The Encyclopaedia of Indian Temple Architecture comprises a vast research on the architectural features of Indian temples spread all over the Indian subcontinent. This encyclopaedic study is divided into forty-five chapters which delineate the various characteristics of temple architecture starting from the Gupta period (4th c.A.D.) to the Kashi Visvanatha temple rubuilt by Rani Ahilyabai of Indore (1776 A.D.). The work begins with an insight into the Indus Civilization that flourished in the Indus Valley region (now in Pakistan) with the two most important sites of Mohanjo-daro and Harappa revealing a marked degree of controlled urban planning. As for the temple architecture, the Imperial Guptas had established their sovereignty over almost the whole of northern India and the regular building of structural temples in brick and dressed stone started in their regnal period. The period under their immediate patronage fully deserve the name The Golden Age of Indian art and the culture as aesthetic principles of architecture, sculpture and painting were formulated in their region. The Hindu temples evolved during that period with the basic features of the cella, the mandapa and the vestibule.

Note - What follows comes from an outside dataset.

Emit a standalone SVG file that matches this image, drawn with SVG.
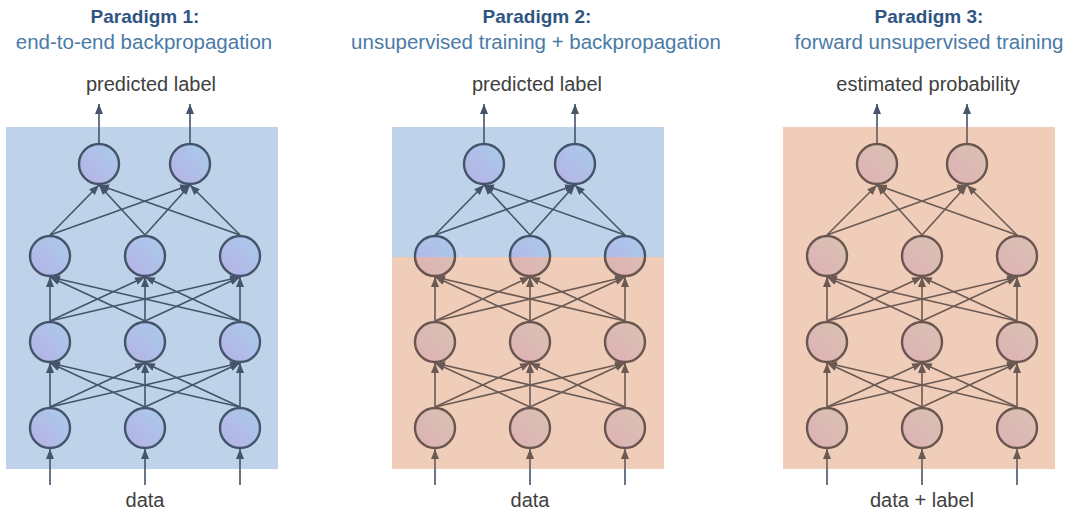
<svg xmlns="http://www.w3.org/2000/svg" width="1065" height="512" viewBox="0 0 1065 512">
  <style>
    .bg-b { fill: #bed3e9; }
    .bg-o { fill: #efcdb8; }
    .nb { fill: url(#gb); stroke: #44546a; stroke-width: 2.4; }
    .no { fill: url(#go); stroke: #6b564f; stroke-width: 2.4; }
    .eb { stroke: #44546a; stroke-width: 1.6; fill: none; }
    .eo { stroke: #6b5a54; stroke-width: 1.6; fill: none; }
    .ab { marker-end: url(#mb); }
    .ao { marker-end: url(#mo); }
    .t1 { font-family: "Liberation Sans", Arial, sans-serif; font-weight: bold; font-size: 19px; fill: #2f5582; text-anchor: middle; }
    .t2 { font-family: "Liberation Sans", Arial, sans-serif; font-size: 20.5px; fill: #4a7aa6; text-anchor: middle; }
    .lab { font-family: "Liberation Sans", Arial, sans-serif; font-size: 20px; fill: #404040; text-anchor: middle; }
  </style>
  <defs>
    <linearGradient id="gb" x1="1" y1="0" x2="0" y2="1">
      <stop offset="0" stop-color="#a8cceb"/>
      <stop offset="1" stop-color="#b7b1e5"/>
    </linearGradient>
    <linearGradient id="go" x1="1" y1="0" x2="0" y2="1">
      <stop offset="0" stop-color="#d8c2b2"/>
      <stop offset="1" stop-color="#dfb1b5"/>
    </linearGradient>
    <marker id="mb" viewBox="0 0 10 8" refX="10" refY="4" markerWidth="10" markerHeight="8" markerUnits="userSpaceOnUse" orient="auto">
      <path d="M0,0 L10,4 L0,8 Z" fill="#44546a"/>
    </marker>
    <marker id="mo" viewBox="0 0 10 8" refX="10" refY="4" markerWidth="10" markerHeight="8" markerUnits="userSpaceOnUse" orient="auto">
      <path d="M0,0 L10,4 L0,8 Z" fill="#6b5a54"/>
    </marker>
    <clipPath id="lower2">
      <rect x="392" y="257" width="272" height="212"/>
    </clipPath>
  </defs>

  <!-- panel backgrounds -->
  <rect class="bg-b" x="6" y="127" width="272" height="342"/>
  <rect class="bg-b" x="392" y="127" width="272" height="130"/>
  <rect class="bg-o" x="392" y="257" width="272" height="212"/>
  <rect class="bg-o" x="783" y="127" width="272" height="342"/>

  <!-- headings and labels -->
  <g id="titles">
    <text class="t1" x="145" y="23">Paradigm 1:</text>
    <text class="t2" x="144" y="49">end-to-end backpropagation</text>
    <text class="t1" x="537" y="23">Paradigm 2:</text>
    <text class="t2" x="536" y="49">unsupervised training + backpropagation</text>
    <text class="t1" x="929" y="23">Paradigm 3:</text>
    <text class="t2" x="929" y="49">forward unsupervised training</text>
  </g>
  <g id="labels">
    <text class="lab" x="151" y="91">predicted label</text>
    <text class="lab" x="537" y="91">predicted label</text>
    <text class="lab" x="928" y="91">estimated probability</text>
    <text class="lab" x="145" y="507">data</text>
    <text class="lab" x="530" y="507">data</text>
    <text class="lab" x="922" y="507">data + label</text>
  </g>

  <g id="connectors">
    <!-- panel 1: inputs -->
    <line class="eb ab" x1="50" y1="485" x2="50" y2="449"/>
    <line class="eb ab" x1="145" y1="485" x2="145" y2="449"/>
    <line class="eb ab" x1="240" y1="485" x2="240" y2="449"/>
    <!-- panel 1: layer 4 to layer 3 -->
    <line class="eb ab" x1="50" y1="407" x2="50" y2="363"/>
    <line class="eb ab" x1="50" y1="407" x2="145" y2="363"/>
    <line class="eb ab" x1="50" y1="407" x2="240" y2="363"/>
    <line class="eb ab" x1="145" y1="407" x2="50" y2="363"/>
    <line class="eb ab" x1="145" y1="407" x2="145" y2="363"/>
    <line class="eb ab" x1="145" y1="407" x2="240" y2="363"/>
    <line class="eb ab" x1="240" y1="407" x2="50" y2="363"/>
    <line class="eb ab" x1="240" y1="407" x2="145" y2="363"/>
    <line class="eb ab" x1="240" y1="407" x2="240" y2="363"/>
    <!-- panel 1: layer 3 to layer 2 -->
    <line class="eb ab" x1="50" y1="321" x2="50" y2="277"/>
    <line class="eb ab" x1="50" y1="321" x2="145" y2="277"/>
    <line class="eb ab" x1="50" y1="321" x2="240" y2="277"/>
    <line class="eb ab" x1="145" y1="321" x2="50" y2="277"/>
    <line class="eb ab" x1="145" y1="321" x2="145" y2="277"/>
    <line class="eb ab" x1="145" y1="321" x2="240" y2="277"/>
    <line class="eb ab" x1="240" y1="321" x2="50" y2="277"/>
    <line class="eb ab" x1="240" y1="321" x2="145" y2="277"/>
    <line class="eb ab" x1="240" y1="321" x2="240" y2="277"/>
    <!-- panel 1: layer 2 to outputs -->
    <line class="eb ab" x1="50" y1="235" x2="99" y2="185"/>
    <line class="eb ab" x1="50" y1="235" x2="190" y2="185"/>
    <line class="eb ab" x1="145" y1="235" x2="99" y2="185"/>
    <line class="eb ab" x1="145" y1="235" x2="190" y2="185"/>
    <line class="eb ab" x1="240" y1="235" x2="99" y2="185"/>
    <line class="eb ab" x1="240" y1="235" x2="190" y2="185"/>
    <line class="eb ab" x1="99" y1="143" x2="99" y2="104"/>
    <line class="eb ab" x1="190" y1="143" x2="190" y2="104"/>

    <!-- panel 2: inputs -->
    <line class="eb" x1="435" y1="485" x2="435" y2="469"/>
    <line class="eb" x1="530" y1="485" x2="530" y2="469"/>
    <line class="eb" x1="625" y1="485" x2="625" y2="469"/>
    <line class="eo ao" x1="435" y1="469" x2="435" y2="449"/>
    <line class="eo ao" x1="530" y1="469" x2="530" y2="449"/>
    <line class="eo ao" x1="625" y1="469" x2="625" y2="449"/>
    <!-- panel 2: layer 4 to layer 3 -->
    <line class="eo ao" x1="435" y1="407" x2="435" y2="363"/>
    <line class="eo ao" x1="435" y1="407" x2="530" y2="363"/>
    <line class="eo ao" x1="435" y1="407" x2="625" y2="363"/>
    <line class="eo ao" x1="530" y1="407" x2="435" y2="363"/>
    <line class="eo ao" x1="530" y1="407" x2="530" y2="363"/>
    <line class="eo ao" x1="530" y1="407" x2="625" y2="363"/>
    <line class="eo ao" x1="625" y1="407" x2="435" y2="363"/>
    <line class="eo ao" x1="625" y1="407" x2="530" y2="363"/>
    <line class="eo ao" x1="625" y1="407" x2="625" y2="363"/>
    <!-- panel 2: layer 3 to layer 2 -->
    <line class="eo ao" x1="435" y1="321" x2="435" y2="277"/>
    <line class="eo ao" x1="435" y1="321" x2="530" y2="277"/>
    <line class="eo ao" x1="435" y1="321" x2="625" y2="277"/>
    <line class="eo ao" x1="530" y1="321" x2="435" y2="277"/>
    <line class="eo ao" x1="530" y1="321" x2="530" y2="277"/>
    <line class="eo ao" x1="530" y1="321" x2="625" y2="277"/>
    <line class="eo ao" x1="625" y1="321" x2="435" y2="277"/>
    <line class="eo ao" x1="625" y1="321" x2="530" y2="277"/>
    <line class="eo ao" x1="625" y1="321" x2="625" y2="277"/>
    <!-- panel 2: layer 2 to outputs -->
    <line class="eb ab" x1="435" y1="235" x2="484" y2="185"/>
    <line class="eb ab" x1="435" y1="235" x2="575" y2="185"/>
    <line class="eb ab" x1="530" y1="235" x2="484" y2="185"/>
    <line class="eb ab" x1="530" y1="235" x2="575" y2="185"/>
    <line class="eb ab" x1="625" y1="235" x2="484" y2="185"/>
    <line class="eb ab" x1="625" y1="235" x2="575" y2="185"/>
    <line class="eb ab" x1="484" y1="143" x2="484" y2="104"/>
    <line class="eb ab" x1="575" y1="143" x2="575" y2="104"/>

    <!-- panel 3: inputs -->
    <line class="eb" x1="827" y1="485" x2="827" y2="469"/>
    <line class="eb" x1="922" y1="485" x2="922" y2="469"/>
    <line class="eb" x1="1017" y1="485" x2="1017" y2="469"/>
    <line class="eo ao" x1="827" y1="469" x2="827" y2="449"/>
    <line class="eo ao" x1="922" y1="469" x2="922" y2="449"/>
    <line class="eo ao" x1="1017" y1="469" x2="1017" y2="449"/>
    <!-- panel 3: layer 4 to layer 3 -->
    <line class="eo ao" x1="827" y1="407" x2="827" y2="363"/>
    <line class="eo ao" x1="827" y1="407" x2="922" y2="363"/>
    <line class="eo ao" x1="827" y1="407" x2="1017" y2="363"/>
    <line class="eo ao" x1="922" y1="407" x2="827" y2="363"/>
    <line class="eo ao" x1="922" y1="407" x2="922" y2="363"/>
    <line class="eo ao" x1="922" y1="407" x2="1017" y2="363"/>
    <line class="eo ao" x1="1017" y1="407" x2="827" y2="363"/>
    <line class="eo ao" x1="1017" y1="407" x2="922" y2="363"/>
    <line class="eo ao" x1="1017" y1="407" x2="1017" y2="363"/>
    <!-- panel 3: layer 3 to layer 2 -->
    <line class="eo ao" x1="827" y1="321" x2="827" y2="277"/>
    <line class="eo ao" x1="827" y1="321" x2="922" y2="277"/>
    <line class="eo ao" x1="827" y1="321" x2="1017" y2="277"/>
    <line class="eo ao" x1="922" y1="321" x2="827" y2="277"/>
    <line class="eo ao" x1="922" y1="321" x2="922" y2="277"/>
    <line class="eo ao" x1="922" y1="321" x2="1017" y2="277"/>
    <line class="eo ao" x1="1017" y1="321" x2="827" y2="277"/>
    <line class="eo ao" x1="1017" y1="321" x2="922" y2="277"/>
    <line class="eo ao" x1="1017" y1="321" x2="1017" y2="277"/>
    <!-- panel 3: layer 2 to outputs -->
    <line class="eo ao" x1="827" y1="235" x2="877" y2="185"/>
    <line class="eo ao" x1="827" y1="235" x2="967" y2="185"/>
    <line class="eo ao" x1="922" y1="235" x2="877" y2="185"/>
    <line class="eo ao" x1="922" y1="235" x2="967" y2="185"/>
    <line class="eo ao" x1="1017" y1="235" x2="877" y2="185"/>
    <line class="eo ao" x1="1017" y1="235" x2="967" y2="185"/>
    <line class="eo" x1="877" y1="143" x2="877" y2="127"/>
    <line class="eo" x1="967" y1="143" x2="967" y2="127"/>
    <line class="eb ab" x1="877" y1="127" x2="877" y2="104"/>
    <line class="eb ab" x1="967" y1="127" x2="967" y2="104"/>
  </g>

  <!-- panel 1 nodes -->
  <g id="p1-l4-a"><circle class="nb" cx="50" cy="428" r="20"/></g>
  <g id="p1-l4-b"><circle class="nb" cx="145" cy="428" r="20"/></g>
  <g id="p1-l4-c"><circle class="nb" cx="240" cy="428" r="20"/></g>
  <g id="p1-l3-a"><circle class="nb" cx="50" cy="342" r="20"/></g>
  <g id="p1-l3-b"><circle class="nb" cx="145" cy="342" r="20"/></g>
  <g id="p1-l3-c"><circle class="nb" cx="240" cy="342" r="20"/></g>
  <g id="p1-l2-a"><circle class="nb" cx="50" cy="256" r="20"/></g>
  <g id="p1-l2-b"><circle class="nb" cx="145" cy="256" r="20"/></g>
  <g id="p1-l2-c"><circle class="nb" cx="240" cy="256" r="20"/></g>
  <g id="p1-out-a"><circle class="nb" cx="99" cy="164" r="20"/></g>
  <g id="p1-out-b"><circle class="nb" cx="190" cy="164" r="20"/></g>

  <!-- panel 2 nodes -->
  <g id="p2-l4-a"><circle class="no" cx="435" cy="428" r="20"/></g>
  <g id="p2-l4-b"><circle class="no" cx="530" cy="428" r="20"/></g>
  <g id="p2-l4-c"><circle class="no" cx="625" cy="428" r="20"/></g>
  <g id="p2-l3-a"><circle class="no" cx="435" cy="342" r="20"/></g>
  <g id="p2-l3-b"><circle class="no" cx="530" cy="342" r="20"/></g>
  <g id="p2-l3-c"><circle class="no" cx="625" cy="342" r="20"/></g>
  <!-- layer 2 straddles the boundary between the two regions -->
  <g id="p2-l2-a"><circle class="nb" cx="435" cy="256" r="20"/><circle class="no" cx="435" cy="256" r="20" clip-path="url(#lower2)"/></g>
  <g id="p2-l2-b"><circle class="nb" cx="530" cy="256" r="20"/><circle class="no" cx="530" cy="256" r="20" clip-path="url(#lower2)"/></g>
  <g id="p2-l2-c"><circle class="nb" cx="625" cy="256" r="20"/><circle class="no" cx="625" cy="256" r="20" clip-path="url(#lower2)"/></g>
  <g id="p2-out-a"><circle class="nb" cx="484" cy="164" r="20"/></g>
  <g id="p2-out-b"><circle class="nb" cx="575" cy="164" r="20"/></g>

  <!-- panel 3 nodes -->
  <g id="p3-l4-a"><circle class="no" cx="827" cy="428" r="20"/></g>
  <g id="p3-l4-b"><circle class="no" cx="922" cy="428" r="20"/></g>
  <g id="p3-l4-c"><circle class="no" cx="1017" cy="428" r="20"/></g>
  <g id="p3-l3-a"><circle class="no" cx="827" cy="342" r="20"/></g>
  <g id="p3-l3-b"><circle class="no" cx="922" cy="342" r="20"/></g>
  <g id="p3-l3-c"><circle class="no" cx="1017" cy="342" r="20"/></g>
  <g id="p3-l2-a"><circle class="no" cx="827" cy="256" r="20"/></g>
  <g id="p3-l2-b"><circle class="no" cx="922" cy="256" r="20"/></g>
  <g id="p3-l2-c"><circle class="no" cx="1017" cy="256" r="20"/></g>
  <g id="p3-out-a"><circle class="no" cx="877" cy="164" r="20"/></g>
  <g id="p3-out-b"><circle class="no" cx="967" cy="164" r="20"/></g>
</svg>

The book shows that there was tremendous progress in traditional temple styles as witnessed from Orissan temples (800-1200 A.D.). The temples of central India evolved from the northern Nagara type (6th cen.) to distinctive central India style (8th cen.). The construction of temples proliferated in Rajasthan simultaneously with Orissa and central India but Muslim invaders mutilated them beyond repairs. Gujarat temple architecture developed in richest temple building in North India under the Solanki dynasty. Jaina temples spread in South India are detailed. The book explores the Hindu and Jaina rock-cut temples which came in effect under the patronage of Chalukyas and the succeeding Rastrakutas and the contemporary Pallavas. An outline of the Vijayanagara temples at Lapaski is a notable example of the Vijayanagara style of architecture. The book further deals with the architectural style of the Kakatiya temples of Andhradesa. Besides the study of various temples of south India, the book focuses on the Brahmanical temple of Bengal. The building of Maratha temple was discouraged under Muslim rule for a period of three centuries. However, the religious and funerary temple of Nagpur were greatly favoured under Sivaji. The ancient city of Pratishan on the bank of the river Godavari is remarkable for the Hindu temple and monasteries. At last the book deals with the Golden Temple at Amritsar and the religious temples of Varanasi and other temples.

The work is further embellished with the inclusion of about 300 coloured plates beautifully printed on art paper and enriched with about 450 plans of the different temples.

About the Author:

Dr. K.M. Suresh (born 1952) former Registrar and presently working as Director (Museum) in the Kannada University, Hampi in Karnataka, obtained his M.A., from Karnataka University, Dharwar in 1974 and Ph.G. Diploma in archaeology from Institute of Archaeology, Archaeological Survey of India, New Delhi in 1986. He obtained Ph.D. Degree from Utkal University, Bhubaneswar, Orissa in 1992 on Sculptural Art of Hampi-Vijayanagara.

Since his inception in the Archaeological Survye of India from 1976 to 1996, he served in various capacities in the Archaeological Museums at Bijapur, Hampi, Aihole and Badami in Karnataka and Khajuraho in Madhya Pradesh. He has been active field worker and excavator in the Excavations Branch IV of Archaeological Survey of India, Bhubaneswar in Orissa.

He has published several books on temple architecutre and scuptures. He is member of many academic societies and guide to Ph.D and M.Phil., scholars in the Kannada University, Hampir and examiner for other Universities.